***** Dataset content
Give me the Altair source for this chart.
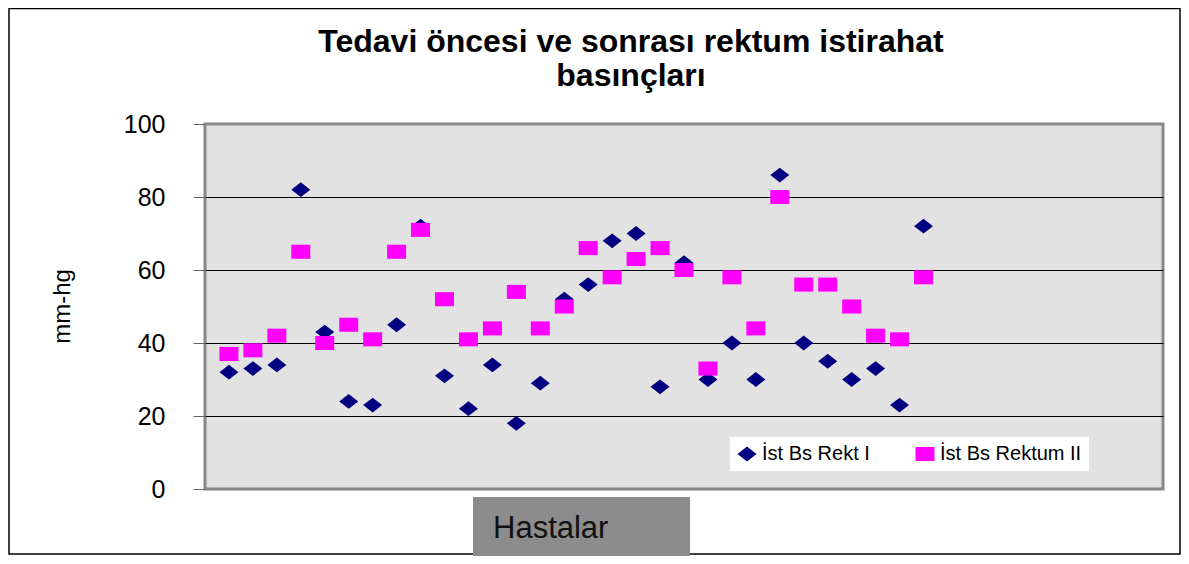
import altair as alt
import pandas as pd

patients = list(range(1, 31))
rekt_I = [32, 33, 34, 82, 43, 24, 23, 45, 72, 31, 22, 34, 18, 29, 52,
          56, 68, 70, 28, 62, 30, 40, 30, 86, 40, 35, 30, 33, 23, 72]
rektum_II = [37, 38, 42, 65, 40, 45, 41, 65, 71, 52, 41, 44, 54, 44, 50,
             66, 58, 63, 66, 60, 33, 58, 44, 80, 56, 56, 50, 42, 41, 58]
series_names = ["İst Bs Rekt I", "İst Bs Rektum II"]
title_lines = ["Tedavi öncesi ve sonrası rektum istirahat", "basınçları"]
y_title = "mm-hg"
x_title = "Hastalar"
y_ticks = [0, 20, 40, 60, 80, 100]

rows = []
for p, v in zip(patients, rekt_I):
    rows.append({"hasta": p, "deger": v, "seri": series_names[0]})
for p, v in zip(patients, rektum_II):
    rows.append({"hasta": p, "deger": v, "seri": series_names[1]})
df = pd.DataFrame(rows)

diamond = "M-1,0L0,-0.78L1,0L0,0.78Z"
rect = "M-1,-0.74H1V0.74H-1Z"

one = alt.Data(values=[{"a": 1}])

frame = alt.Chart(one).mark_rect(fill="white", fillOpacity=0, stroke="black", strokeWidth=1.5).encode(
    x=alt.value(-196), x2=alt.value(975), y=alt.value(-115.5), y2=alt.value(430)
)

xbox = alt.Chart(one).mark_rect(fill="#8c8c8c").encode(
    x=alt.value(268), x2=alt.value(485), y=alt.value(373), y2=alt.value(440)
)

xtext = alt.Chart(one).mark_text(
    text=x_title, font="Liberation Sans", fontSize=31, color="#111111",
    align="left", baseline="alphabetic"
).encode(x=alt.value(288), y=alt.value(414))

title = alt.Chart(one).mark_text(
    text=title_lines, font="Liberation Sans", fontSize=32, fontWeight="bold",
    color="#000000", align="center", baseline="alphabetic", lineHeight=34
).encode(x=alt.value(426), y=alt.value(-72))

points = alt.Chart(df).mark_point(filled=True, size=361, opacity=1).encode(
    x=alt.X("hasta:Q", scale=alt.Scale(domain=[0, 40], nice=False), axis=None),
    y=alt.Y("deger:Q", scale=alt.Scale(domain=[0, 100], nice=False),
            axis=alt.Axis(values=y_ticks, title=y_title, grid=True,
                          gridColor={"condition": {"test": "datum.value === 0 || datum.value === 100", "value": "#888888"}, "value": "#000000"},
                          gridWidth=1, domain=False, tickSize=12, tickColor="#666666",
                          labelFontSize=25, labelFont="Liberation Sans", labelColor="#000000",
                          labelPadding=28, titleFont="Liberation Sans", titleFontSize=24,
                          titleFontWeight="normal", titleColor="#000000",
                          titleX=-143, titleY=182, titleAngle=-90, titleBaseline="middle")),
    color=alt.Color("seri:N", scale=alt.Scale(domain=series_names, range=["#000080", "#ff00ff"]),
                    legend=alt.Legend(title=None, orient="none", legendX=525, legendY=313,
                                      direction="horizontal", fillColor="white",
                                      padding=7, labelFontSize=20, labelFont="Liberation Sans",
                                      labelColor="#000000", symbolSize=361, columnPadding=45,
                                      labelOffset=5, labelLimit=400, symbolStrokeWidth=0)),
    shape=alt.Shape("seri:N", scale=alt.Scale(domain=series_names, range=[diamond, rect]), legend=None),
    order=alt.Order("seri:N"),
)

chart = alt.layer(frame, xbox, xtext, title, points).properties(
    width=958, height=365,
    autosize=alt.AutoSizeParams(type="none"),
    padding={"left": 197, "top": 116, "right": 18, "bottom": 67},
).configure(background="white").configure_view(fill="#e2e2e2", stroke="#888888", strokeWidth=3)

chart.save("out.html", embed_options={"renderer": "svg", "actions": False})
**********
■ What to produce: Repeat the lines exactly as they stand, from the opening line of the data through the line with "y_ticks = [0, 20, 40, 60, 80, 100]". Pictures stay out of the copy.

■ Full output:
Give me the Altair source for this chart.
import altair as alt
import pandas as pd

patients = list(range(1, 31))
rekt_I = [32, 33, 34, 82, 43, 24, 23, 45, 72, 31, 22, 34, 18, 29, 52,
          56, 68, 70, 28, 62, 30, 40, 30, 86, 40, 35, 30, 33, 23, 72]
rektum_II = [37, 38, 42, 65, 40, 45, 41, 65, 71, 52, 41, 44, 54, 44, 50,
             66, 58, 63, 66, 60, 33, 58, 44, 80, 56, 56, 50, 42, 41, 58]
series_names = ["İst Bs Rekt I", "İst Bs Rektum II"]
title_lines = ["Tedavi öncesi ve sonrası rektum istirahat", "basınçları"]
y_title = "mm-hg"
x_title = "Hastalar"
y_ticks = [0, 20, 40, 60, 80, 100]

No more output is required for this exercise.